DACA is a way for people under the age of 31 who came to the United States without proper documentation before the age of 16 to remain here without fear of removal. To be eligible, they must not have a criminal record and have to pay a fee. They can either be enrolled in school or have completed school. They are given the ability to work and have a temporary waiver to prevent deportation.

What is the status of DACA?

Currently, DACA isn’t accepting new applicants. Those individuals who are already in the program can still seek renewals. The fate of the program is in question because the Supreme Court might decide that it must accept new applications again. It might also determine that no new renewals are processed. There is no indication as to what the justices might decide. More than 700,000 individuals are watching closely to see what this means for their status in this country.

Why stop the program?

The Trump administration notes that because President Obama initiated the program through an executive order that it can be discontinued by presidential authority. If the Supreme Court finds that the program must discontinue, there is a potential six-month phase out for the program. It isn’t expected that the court will issue an opinion until July of 2020, which would mean that there is a chance the program won’t be phased out until January of 2021.

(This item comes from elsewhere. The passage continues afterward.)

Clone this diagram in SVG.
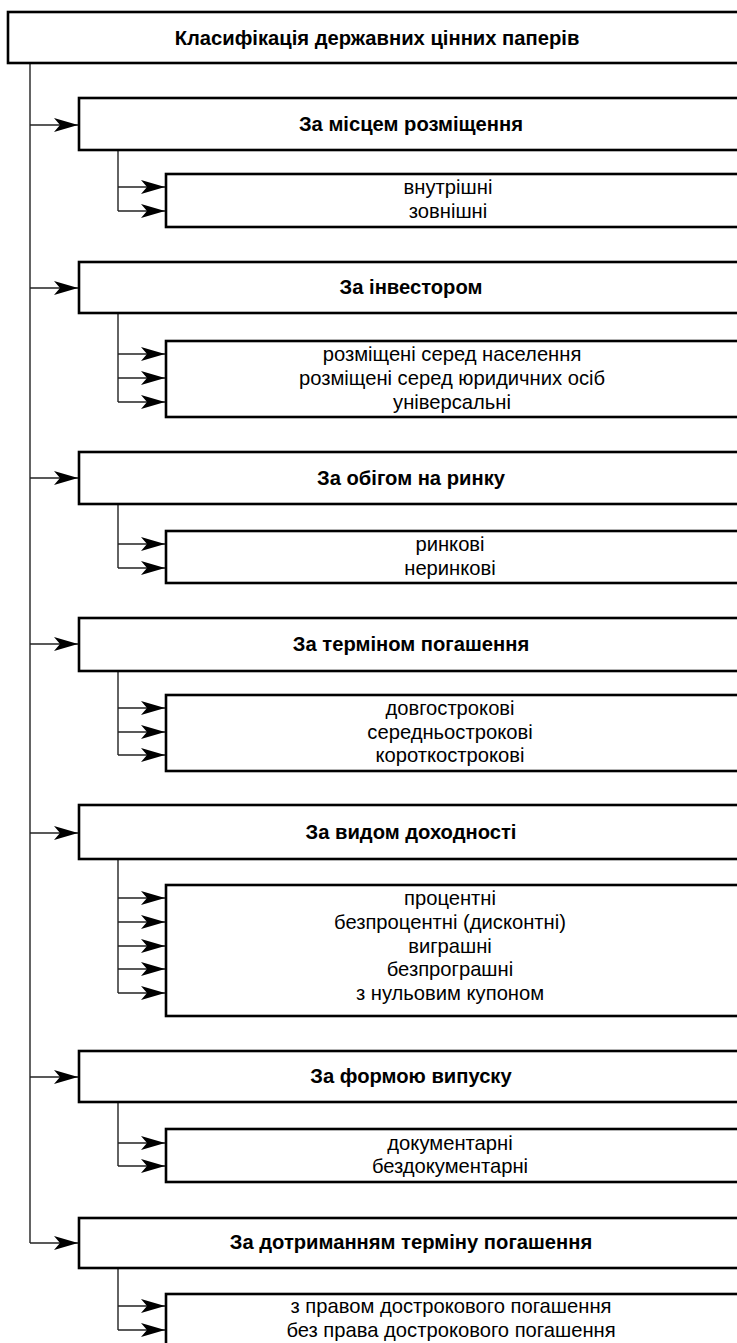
<svg xmlns="http://www.w3.org/2000/svg" width="737" height="1343" viewBox="0 0 737 1343">
<style>
.box{fill:#fff;stroke:#000;stroke-width:2.6}
.ln{fill:none;stroke:#222;stroke-width:1.4}
.t{font-family:"Liberation Sans",Arial,sans-serif;font-size:20.2px;text-anchor:middle;fill:#000}
.b{font-weight:bold}
</style>
<defs>
<marker id="ah" markerUnits="userSpaceOnUse" markerWidth="26" markerHeight="16" refX="25" refY="8" orient="auto" viewBox="0 0 26 16">
<path d="M1,1 L25,8 L1,15 L7,8 Z" fill="#000"/>
</marker>
</defs>
<rect width="737" height="1343" fill="#fff"/>
<g id="connectors">
<path class="ln" d="M30,63 V1243"/>
<path class="ln" marker-end="url(#ah)" d="M30,125 H78"/>
<path class="ln" marker-end="url(#ah)" d="M30,288 H78"/>
<path class="ln" marker-end="url(#ah)" d="M30,478 H78"/>
<path class="ln" marker-end="url(#ah)" d="M30,644 H78"/>
<path class="ln" marker-end="url(#ah)" d="M30,833 H78"/>
<path class="ln" marker-end="url(#ah)" d="M30,1077 H78"/>
<path class="ln" marker-end="url(#ah)" d="M30,1243 H78"/>
<path class="ln" d="M118,150 V211"/>
<path class="ln" marker-end="url(#ah)" d="M118,187 H165"/>
<path class="ln" marker-end="url(#ah)" d="M118,211 H165"/>
<path class="ln" d="M118,313 V402"/>
<path class="ln" marker-end="url(#ah)" d="M118,354 H165"/>
<path class="ln" marker-end="url(#ah)" d="M118,378 H165"/>
<path class="ln" marker-end="url(#ah)" d="M118,402 H165"/>
<path class="ln" d="M118,504 V568"/>
<path class="ln" marker-end="url(#ah)" d="M118,544 H165"/>
<path class="ln" marker-end="url(#ah)" d="M118,568 H165"/>
<path class="ln" d="M118,671 V755"/>
<path class="ln" marker-end="url(#ah)" d="M118,708 H165"/>
<path class="ln" marker-end="url(#ah)" d="M118,732 H165"/>
<path class="ln" marker-end="url(#ah)" d="M118,755 H165"/>
<path class="ln" d="M118,859 V993"/>
<path class="ln" marker-end="url(#ah)" d="M118,898 H165"/>
<path class="ln" marker-end="url(#ah)" d="M118,922 H165"/>
<path class="ln" marker-end="url(#ah)" d="M118,946 H165"/>
<path class="ln" marker-end="url(#ah)" d="M118,969 H165"/>
<path class="ln" marker-end="url(#ah)" d="M118,993 H165"/>
<path class="ln" d="M118,1102 V1166"/>
<path class="ln" marker-end="url(#ah)" d="M118,1143 H165"/>
<path class="ln" marker-end="url(#ah)" d="M118,1166 H165"/>
<path class="ln" d="M118,1268 V1330"/>
<path class="ln" marker-end="url(#ah)" d="M118,1306 H165"/>
<path class="ln" marker-end="url(#ah)" d="M118,1330 H165"/>
</g>
<g id="root">
<rect class="box" x="8" y="12" width="740" height="51"/>
<text class="t b" x="377" y="45">Класифікація державних цінних паперів</text>
</g>
<g id="n1">
<rect class="box" x="79" y="98" width="670" height="52"/>
<text class="t b" x="411" y="131">За місцем розміщення</text>
</g>
<g id="n1s">
<rect class="box" x="166" y="174" width="583" height="53"/>
<text class="t" x="448" y="194">внутрішні</text>
<text class="t" x="448" y="218">зовнішні</text>
</g>
<g id="n2">
<rect class="box" x="79" y="262" width="670" height="51"/>
<text class="t b" x="411" y="294">За інвестором</text>
</g>
<g id="n2s">
<rect class="box" x="166" y="341" width="583" height="76"/>
<text class="t" x="452" y="361">розміщені серед населення</text>
<text class="t" x="452" y="385">розміщені серед юридичних осіб</text>
<text class="t" x="452" y="409">універсальні</text>
</g>
<g id="n3">
<rect class="box" x="79" y="452" width="670" height="52"/>
<text class="t b" x="411" y="485">За обігом на ринку</text>
</g>
<g id="n3s">
<rect class="box" x="166" y="531" width="583" height="52"/>
<text class="t" x="450" y="551">ринкові</text>
<text class="t" x="450" y="575">неринкові</text>
</g>
<g id="n4">
<rect class="box" x="79" y="618" width="670" height="53"/>
<text class="t b" x="411" y="651">За терміном погашення</text>
</g>
<g id="n4s">
<rect class="box" x="166" y="695" width="583" height="76"/>
<text class="t" x="450" y="715">довгострокові</text>
<text class="t" x="450" y="739">середньострокові</text>
<text class="t" x="450" y="762">короткострокові</text>
</g>
<g id="n5">
<rect class="box" x="79" y="805" width="670" height="54"/>
<text class="t b" x="411" y="839">За видом доходності</text>
</g>
<g id="n5s">
<rect class="box" x="166" y="885" width="583" height="131"/>
<text class="t" x="450" y="905">процентні</text>
<text class="t" x="450" y="929">безпроцентні (дисконтні)</text>
<text class="t" x="450" y="953">виграшні</text>
<text class="t" x="450" y="976">безпрограшні</text>
<text class="t" x="450" y="1000">з нульовим купоном</text>
</g>
<g id="n6">
<rect class="box" x="79" y="1051" width="670" height="51"/>
<text class="t b" x="411" y="1083">За формою випуску</text>
</g>
<g id="n6s">
<rect class="box" x="166" y="1129" width="583" height="53"/>
<text class="t" x="450" y="1150">документарні</text>
<text class="t" x="450" y="1173">бездокументарні</text>
</g>
<g id="n7">
<rect class="box" x="79" y="1218" width="670" height="50"/>
<text class="t b" x="411" y="1249">За дотриманням терміну погашення</text>
</g>
<g id="n7s">
<rect class="box" x="166" y="1294" width="583" height="70"/>
<text class="t" x="451" y="1313">з правом дострокового погашення</text>
<text class="t" x="451" y="1337">без права дострокового погашення</text>
</g>
</svg>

For immigrants in this country, the fear of removal is considerable. Many of these individuals don’t know any other life than the one in the U.S. Because of this, they are concerned that they will be removed to a country where they don’t have any support system, and they might not even speak the local language. Fighting immigration matters is a serious undertaking. You should find an immigration attorney you are comfortable with if you are facing any of these matters.